Dunning Kruger effect: Not realizing you’re incompetent. To combat this, find ways to test your abilities through dynamic testing or in public forums.
Einstellung: Our mindset prevents us from seeing new solutions or grasping new knowledge. To counteract this, learn to step back from the problem and take a break. Sometimes all it takes is a relaxing hot shower or a long walk to be able to break through a tough conceptual learning challenge.
Fluency illusion: Learning something complex and thinking you understand it. For example, you may read about computing integrals thinking you understand them, then when tested you fail to get any of the answers correct. Thus having some sort of feedback loop to check your understanding is the quickest way to defuse this. Another way would be to explain what you learned to someone smarter than you
Multitasking: Switching constantly between tasks and thinking modes. When you’re learning, it’s important to focus completely on the learning material at hand. By letting your attention be hijacked by notifications or other less important tasks, you miss out on the ability to get into a flow state.
Steps For Learning
Before iterating through these steps, it’s important to compile a set of tasks and resources that you’ll be referencing during your time spent learning. You don’t want to waste time filtering through content, so make sure you have your learning material ready.

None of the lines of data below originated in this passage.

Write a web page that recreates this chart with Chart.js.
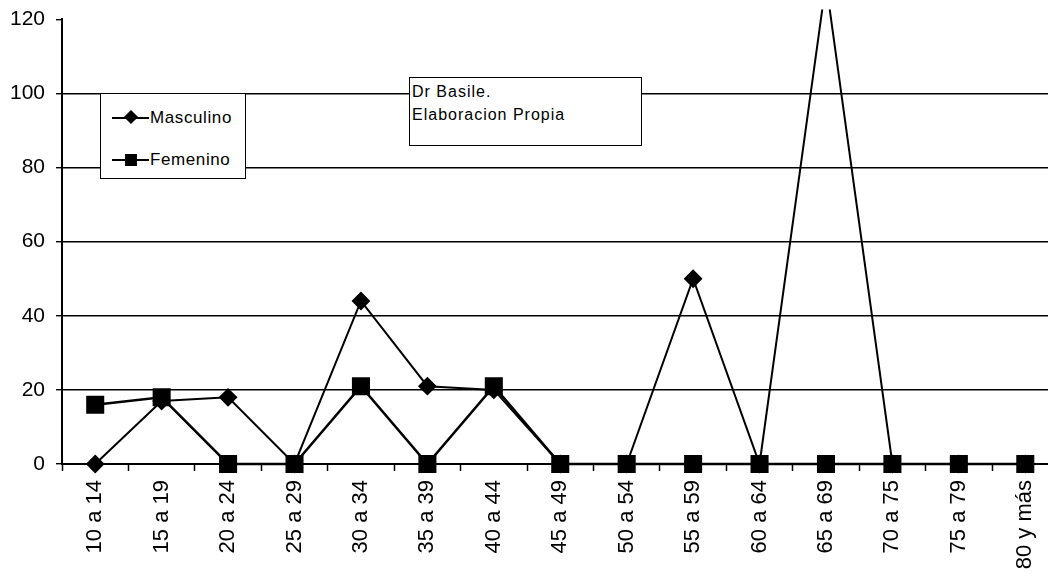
<!DOCTYPE html>
<html>
<head>
<meta charset="utf-8">
<script src="https://cdn.jsdelivr.net/npm/chart.js@4"></script>
<style>
    html, body { margin: 0; padding: 0; background: #fff; overflow: hidden; }
    #wrap { position: relative; width: 1048px; height: 578px; overflow: hidden; }
    #chart { position: absolute; left: 0; top: 0; }
    .box {
        position: absolute;
        background: #fff;
        border: 1.5px solid #000;
        font-family: "Liberation Sans", Arial, sans-serif;
        color: #000;
    }
    #legend { left: 100px; top: 93px; width: 144px; height: 84px; font-size: 17px; letter-spacing: 0.6px; }
    .row { position: absolute; left: 11px; height: 20px; }
    .row .line { position: absolute; left: 0; top: 9px; width: 37px; height: 2px; background: #000; }
    .row .mk { position: absolute; background: #000; }
    .row .lbl { position: absolute; left: 38px; top: 0; line-height: 20px; white-space: nowrap; }
    #note { left: 409px; top: 77px; width: 233px; height: 69px; font-size: 16px; letter-spacing: 1px; line-height: 23px; padding: 2px 2px; box-sizing: border-box; }
</style>
</head>
<body>
<div id="wrap">
    <canvas id="chart" width="1072" height="578"></canvas>
    <div id="legend" class="box">
        <div class="row" style="top:14px">
            <div class="line"></div>
            <div class="mk" style="left:14px; top:4px; width:10px; height:10px; transform:rotate(45deg)"></div>
            <div class="lbl">Masculino</div>
        </div>
        <div class="row" style="top:56px">
            <div class="line"></div>
            <div class="mk" style="left:13px; top:4px; width:12px; height:12px"></div>
            <div class="lbl">Femenino</div>
        </div>
    </div>
    <div id="note" class="box">Dr Basile.<br>Elaboracion Propia</div>
</div>
<script>
// datos
const categorias = ['10 a 14', '15 a 19', '20 a 24', '25 a 29', '30 a 34', '35 a 39', '40 a 44',
    '45 a 49', '50 a 54', '55 a 59', '60 a 64', '65 a 69', '70 a 75', '75 a 79', '80 y más'];
const masculino = [0, 17, 18, 0, 44, 21, 20, 0, 0, 50, 0, 130, 0, 0, 0];
const femenino = [16, 18, 0, 0, 21, 0, 21, 0, 0, 0, 0, 0, 0, 0, 0];
const yMin = 0;
const yMax = 120;
const yPaso = 20;

const ctx = document.getElementById('chart');
new Chart(ctx, {
    type: 'line',
    data: {
        labels: categorias,
        datasets: [{
            label: 'Masculino',
            data: masculino,
            borderColor: '#000',
            borderWidth: 2,
            pointStyle: 'rectRot',
            pointRadius: 8,
            pointBackgroundColor: '#000',
            pointBorderColor: '#000',
            tension: 0,
            clip: { left: 10, top: 10, right: 10, bottom: 10 }
        }, {
            label: 'Femenino',
            data: femenino,
            borderColor: '#000',
            borderWidth: 2.5,
            pointStyle: 'rect',
            pointRadius: 11,
            pointBackgroundColor: '#000',
            pointBorderColor: '#000',
            tension: 0,
            clip: { left: 10, top: 10, right: 10, bottom: 10 }
        }]
    },
    options: {
        responsive: false,
        animation: false,
        layout: { padding: { left: 0, top: 19, right: 3, bottom: 0 } },
        plugins: {
            legend: { display: false },
            tooltip: { enabled: false }
        },
        scales: {
            x: {
                offset: true,
                grid: {
                    offset: true,
                    drawOnChartArea: false,
                    drawTicks: true,
                    tickLength: 7,
                    tickColor: '#000',
                    tickWidth: 1.5
                },
                border: { display: true, color: '#000', width: 2 },
                ticks: {
                    minRotation: 90,
                    maxRotation: 90,
                    color: '#000',
                    padding: 9,
                    font: { family: 'Liberation Sans', size: 22 }
                },
                afterFit: (scale) => { scale.height = 114; }
            },
            y: {
                min: yMin,
                max: yMax,
                ticks: {
                    stepSize: yPaso,
                    color: '#000',
                    padding: 11,
                    font: { family: 'Liberation Sans', size: 21, lineHeight: 0.8 }
                },
                grid: {
                    color: (c) => (c.tick && c.tick.value === yMax) ? 'rgba(0,0,0,0)' : '#000',
                    lineWidth: 1.4,
                    drawTicks: true,
                    tickLength: 6,
                    tickColor: '#000'
                },
                border: { display: true, color: '#000', width: 2 },
                afterFit: (scale) => { scale.width = 62; }
            }
        }
    }
});
</script>
</body>
</html>
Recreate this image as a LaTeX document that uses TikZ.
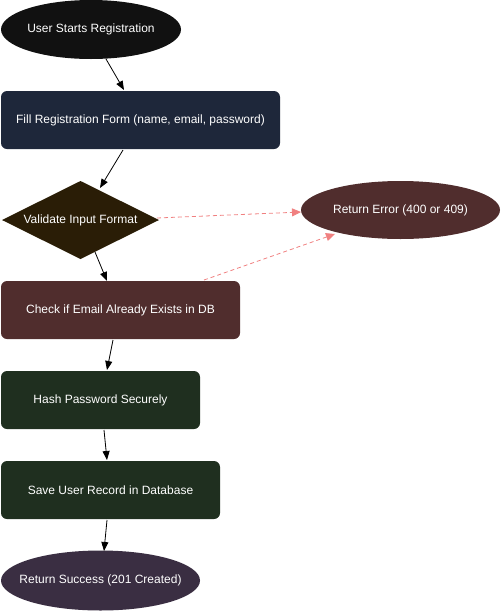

First, check your mood. Are you sleepy/agitated/upset? If so, change your mood before starting to learn. This could be as simple as taking a walk, drinking a cup of water, or taking a nap.
Before engaging with the material, try your best to forget what you know about the subject, opening yourself to new experiences and interpretations.
While learning, maintain an active mode of thinking and avoid lapsing into passive learning. This consists of questioning, prodding, and trying to connect the material back to previous experiences.
Once you’ve covered a certain threshold of material, you can then employ dynamic testing with the new concepts using flashcards with spaced repetition to convert the learning into long-term memory.
Once you’ve got a good grasp of the material, proceed to teach the concepts to someone else. This could be a friend or even a stranger on the internet
To really nail down what you learned, reproduce or incorporate the learning somehow into your life. This could entail writing, turning your learning into a mindmap or integrating it with other projects you’re working on.
Your Learning Journey
I challenge you to revisit an old hobby or learning project and employ some of the techniques outlined in this article. Realize that there may be some stumbling along the way, and a reversion to old habits (e.g. Highlighting and re-reading text), but keep trying and you’ll soon see how effective the new tools in your learning toolbox are!